Grounded GUI Understanding for Vision-Based Spatial Intelligent Agent: Exemplified by Extended Reality Apps
This work addresses the need for accurate GUI element detection in XR apps, enabling automated testing and GUI search, though it is incremental as it adapts detection to a new domain.
The paper tackles the problem of detecting interactable GUI elements in Extended Reality apps, which existing 2D methods fail to address due to challenges like open-vocabulary categories and context-sensitive interactability, and proposes Orienter, a zero-shot framework that achieves more effective detection than state-of-the-art approaches.

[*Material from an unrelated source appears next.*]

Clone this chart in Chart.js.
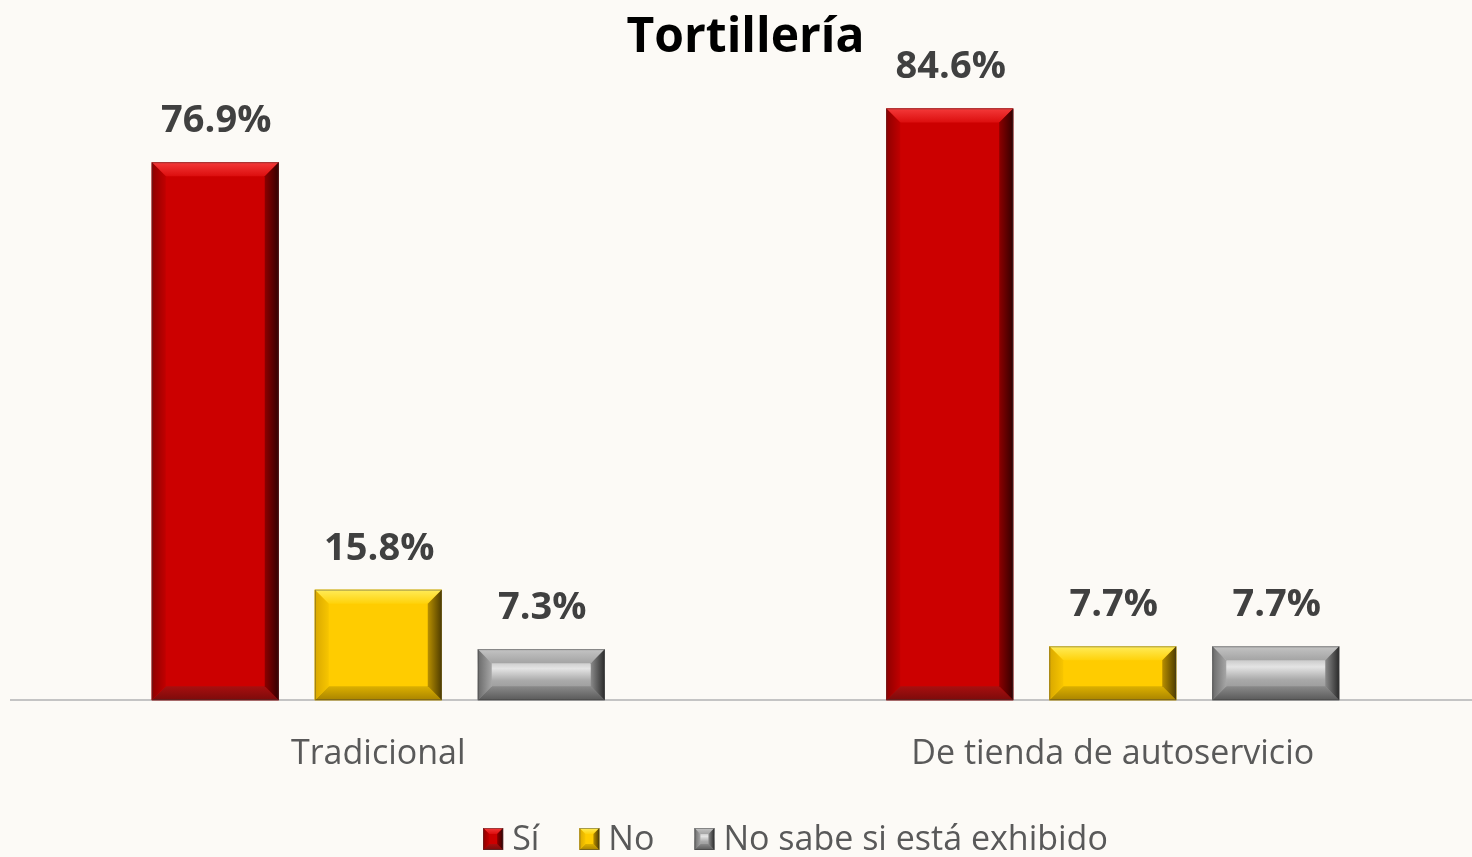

In recent years, spatial computing a.k.a. Extended Reality (XR) has emerged as a transformative technology, offering users immersive and interactive experiences across diversified virtual environments. Users can interact with XR apps through interactable GUI elements (IGEs) on the stereoscopic three-dimensional (3D) graphical user interface (GUI). The accurate recognition of these IGEs is instrumental, serving as the foundation of many software engineering tasks, including automated testing and effective GUI search. The most recent IGE detection approaches for 2D mobile apps typically train a supervised object detection model based on a large-scale manually-labeled GUI dataset, usually with a pre-defined set of clickable GUI element categories like buttons and spinners. Such approaches can hardly be applied to IGE detection in XR apps, due to a multitude of challenges including complexities posed by open-vocabulary and heterogeneous IGE categories, intricacies of context-sensitive interactability, and the necessities of precise spatial perception and visual-semantic alignment for accurate IGE detection results. Thus, it is necessary to embark on the IGE research tailored to XR apps. In this paper, we propose the first zero-shot cOntext-sensitive inteRactable GUI ElemeNT dEtection framework for virtual Reality apps, named Orienter. By imitating human behaviors, Orienter observes and understands the semantic contexts of XR app scenes first, before performing the detection. The detection process is iterated within a feedback-directed validation and reflection loop. Specifically, Orienter contains three components, including (1) Semantic context comprehension, (2) Reflection-directed IGE candidate detection, and (3) Context-sensitive interactability classification. Extensive experiments demonstrate that Orienter is more effective than the state-of-the-art GUI element detection approaches.